The policy announcements focus on delivery, delivery, delivery – but unfortunately the policy and initiatives remain mixed and output stable at best.
A £3 billion Home Building Fund managed by the Homes and Community Agency on behalf of the Government is intended to increase the number of new homes being built in England, providing loan funding as development finance and infrastructure finance. There is an intriguing mention under the eligibility criteria that 'applicants are normally required to have a controlling interest in the land and a clear route to achieving planning consent'.
A clear route to achieving planning permission is the Holy Grail for developers.
In their report Delivering the Value of Planning, the Royal Town Planning Institute found 53% of planners working in England responding that planning reforms have hindered planners in ensuring more housing is built and nearly 70% think they are less able to deliver the benefits of planning compared to ten years ago.
The Autumn Statement added to the push for greater delivery, allied to a housing White Paper continuing the relentless round of planning reforms intended to get more homes built.
In a presentation to the Town and Country Planning Association in October, Sajid Javid said: "The White Paper, that I hope to bring out next month, will seek to make sure that we release land in the right places…include measures to diversify the market…and we must increase the different types of homes, including custom build."

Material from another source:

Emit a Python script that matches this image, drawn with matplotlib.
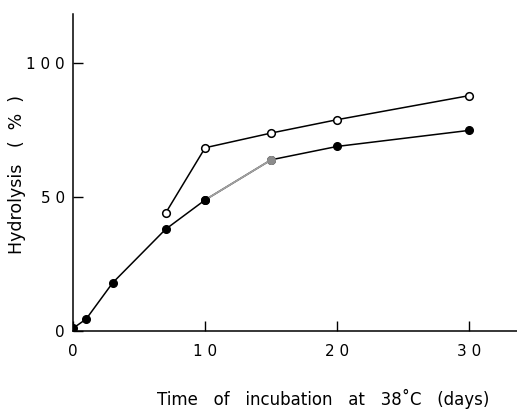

Where houses are built is of course a role of the planning system and how many are built is also partly the product of the planning system – but only in part.

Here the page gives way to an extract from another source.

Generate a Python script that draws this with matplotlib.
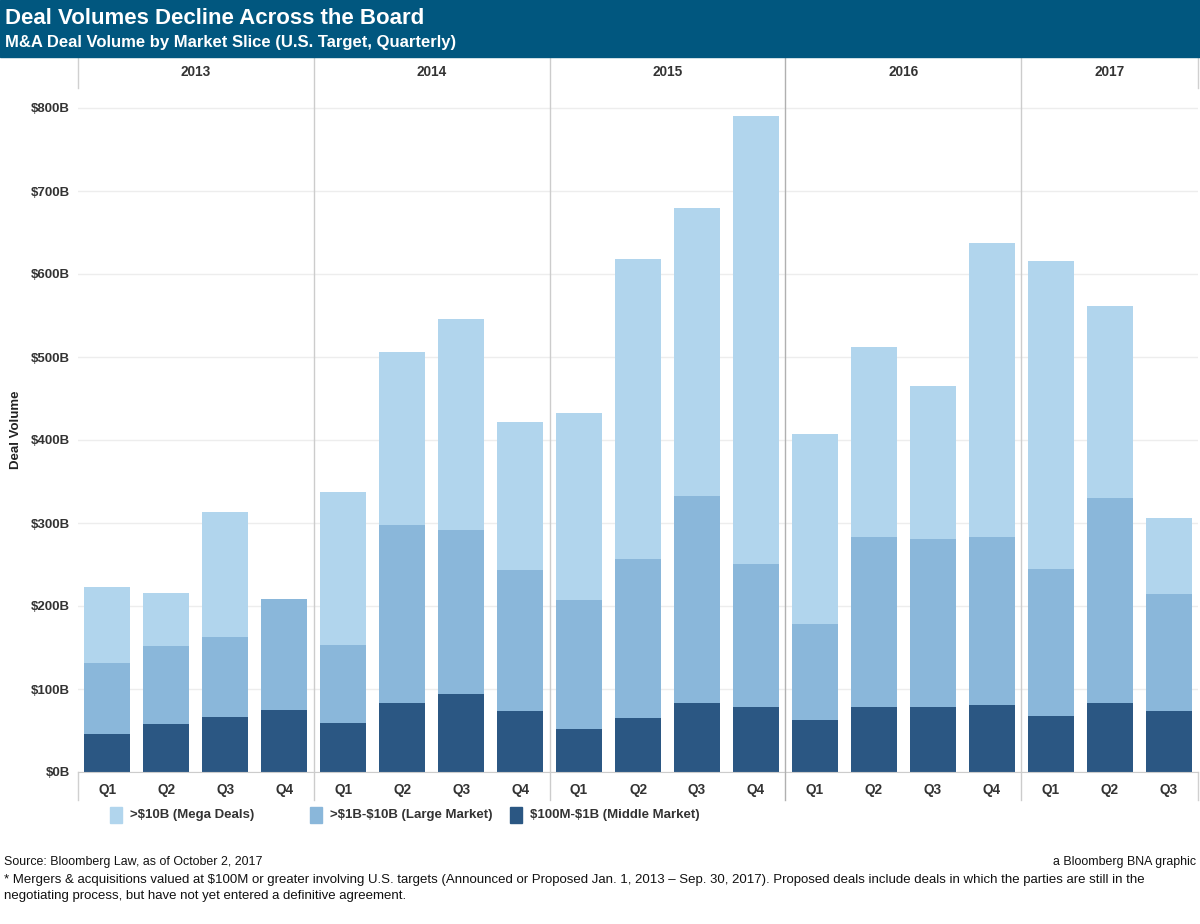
import matplotlib
matplotlib.use("Agg")
import matplotlib.pyplot as plt
import numpy as np
from matplotlib.patches import Rectangle

plt.rcParams['font.family'] = ['Liberation Sans', 'DejaVu Sans']
plt.rcParams['text.parse_math'] = False

years = ["2013", "2014", "2015", "2016", "2017"]
quarters_per_year = [4, 4, 4, 4, 3]
quarter_labels = ["Q1", "Q2", "Q3", "Q4"] * 4 + ["Q1", "Q2", "Q3"]

# values in $B
middle = [46, 58, 66, 75, 59, 83, 94, 73, 52, 65, 83, 78, 63, 78, 78, 81, 68, 83, 73]
large = [85, 94, 97, 134, 94, 215, 197, 170, 155, 192, 250, 173, 115, 205, 203, 202, 176, 247, 142]
mega = [92, 64, 150, 0, 184, 208, 255, 179, 225, 361, 347, 539, 229, 229, 184, 354, 372, 231, 91]

series_names = [">$10B (Mega Deals)", ">$1B-$10B (Large Market)", "$100M-$1B (Middle Market)"]
c_mega, c_large, c_mid = "#b1d5ed", "#8ab7da", "#2b5783"

W, H = 1200, 924
fig = plt.figure(figsize=(W / 100, H / 100), dpi=100)

def fx(px):
    return px / W

def fy(py):
    return 1 - py / H

# header band
fig.patches.append(Rectangle((0, fy(57)), 1, 57 / H, transform=fig.transFigure,
                             color="#01577f", zorder=0))
fig.text(fx(5), fy(18), "Deal Volumes Decline Across the Board", color="white",
         fontsize=16, fontweight="bold", va="center", ha="left")
fig.text(fx(5), fy(42), "M&A Deal Volume by Market Slice (U.S. Target, Quarterly)", color="white",
         fontsize=12, fontweight="bold", va="center", ha="left")

ax_l, ax_r, ax_t, ax_b = 78, 1198, 88, 772
ax = fig.add_axes([fx(ax_l), fy(ax_b), (ax_r - ax_l) / W, (ax_b - ax_t) / H])

x = np.arange(len(middle))
mid_arr = np.array(middle)
large_arr = np.array(large)
mega_arr = np.array(mega)
bw = 0.78
ax.bar(x, mid_arr, width=bw, color=c_mid, zorder=3)
ax.bar(x, large_arr, width=bw, bottom=mid_arr, color=c_large, zorder=3)
ax.bar(x, mega_arr, width=bw, bottom=mid_arr + large_arr, color=c_mega, zorder=3)

ymax = (ax_b - ax_t) / 0.83
ax.set_ylim(0, ymax)
ax.set_xlim(-0.5, len(middle) - 0.5)

yt = np.arange(0, 801, 100)
ax.set_yticks(yt)
ax.set_yticklabels([f"${v}B" for v in yt], fontsize=9.5, fontweight="bold", color="#333333")
ax.set_xticks(x)
ax.set_xticklabels(quarter_labels, fontsize=9.8, fontweight="bold", color="#333333")
ax.tick_params(axis="both", length=0)
ax.tick_params(axis="y", pad=6)
ax.tick_params(axis="x", pad=8)
ax.grid(axis="y", color="#ededed", linewidth=1, zorder=0)
for s in ["top", "left", "right"]:
    ax.spines[s].set_visible(False)
ax.spines["bottom"].set_color("#cccccc")
ax.spines["bottom"].set_zorder(4)

ax.set_ylabel("Deal Volume", fontsize=9.5, fontweight="bold", color="#222222")
ax.yaxis.set_label_coords(-0.050, 0.5)

tr = ax.get_xaxis_transform()
axh = ax_b - ax_t
y_low = -(800 - ax_b) / axh
y_high = 1 + (ax_t - 58) / axh
# year separators
bounds = np.cumsum(quarters_per_year)
starts = np.concatenate([[0], bounds[:-1]])
sep_colors = ["#cccccc", "#cccccc", "#b0b0b0", "#cccccc"]
for b, sc in zip(bounds[:-1], sep_colors):
    ax.plot([b - 0.5, b - 0.5], [y_low, y_high], transform=tr, color=sc,
            linewidth=1, clip_on=False, zorder=5)
for edge in [-0.5, len(middle) - 0.5]:
    ax.plot([edge, edge], [1.0, y_high], transform=tr, color="#d0d0d0", linewidth=1, clip_on=False)
    ax.plot([edge, edge], [y_low, 0], transform=tr, color="#d0d0d0", linewidth=1, clip_on=False)
for yr, s, n in zip(years, starts, quarters_per_year):
    ax.text(s + (n - 1) / 2, 1 + (ax_t - 72) / axh, yr, transform=tr, ha="center", va="center",
            fontsize=9.8, fontweight="bold", color="#333333")

# legend
leg_y = 815
for i, (name, col) in enumerate(zip(series_names, [c_mega, c_large, c_mid])):
    x0 = 110 + i * 200
    fig.patches.append(Rectangle((fx(x0), fy(leg_y + 8)), 12 / W, 16 / H,
                                 transform=fig.transFigure, color=col))
    fig.text(fx(x0 + 20), fy(leg_y), name, fontsize=9.5, fontweight="bold",
             color="#333333", va="center", ha="left")

# footer
fs = 9.5
fig.text(fx(4), fy(862), "Source: Bloomberg Law, as of October 2, 2017", fontsize=8.9,
         va="center", ha="left", color="#111111")
fig.text(fx(1196), fy(862), "a Bloomberg BNA graphic", fontsize=8.9, va="center", ha="right",
         color="#111111")
fig.text(fx(4), fy(880), "* Mergers & acquisitions valued at $100M or greater involving U.S. targets "
         "(Announced or Proposed Jan. 1, 2013 \u2013 Sep. 30, 2017). Proposed deals include deals in which "
         "the parties are still in the", fontsize=fs, va="center", ha="left", color="#111111")
fig.text(fx(4), fy(896), "negotiating process, but have not yet entered a definitive agreement.",
         fontsize=fs, va="center", ha="left", color="#111111")

fig.savefig("out.png", dpi=100)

Concerns over land banking has been in the headlines recently, not least following publication of year-end results and trading updates by the largest house builders. Some have interpreted such announcements as admissions that land for thousands of potential homes is being tightly controlled.
Whilst some house builders prioritise margins over volume, which can be viewed as a form of market control, the fuller picture is one of a highly competitive market for residential land in most parts of the country. This means that the cost of holding on to consented land is not attractive.
There is a myriad of reasons for delay in delivery but among the top of the planning list is pre-commencement planning conditions.
There are good reasons to prevent commencement of development for details to be first agreed by the planning authority but this takes thought to decide what is necessary and what is not necessary.
The Government recognised this in the 2016 Budget, announcing its intention to legislate to ensure pre-commencement planning conditions can only be imposed with the agreement of the applicant.
The Neighbourhood Planning Bill seeks to support more housebuilding and provide more local say over development. Many in the industry will consider it is counter-intuitive to expect to increase the delivery of housing whilst increasing local, especially neighbourhood-level, control over development.
A consultation on the proposed measures for pre-commencement planning conditions ended at the beginning of November and so time will tell how responses might shape progress of the Bill which is winding its way through Parliament towards Royal Assent.
Delivery of more housing is a Government priority which is shared by most developers but it takes time for policy to be put into effect and for output to improve.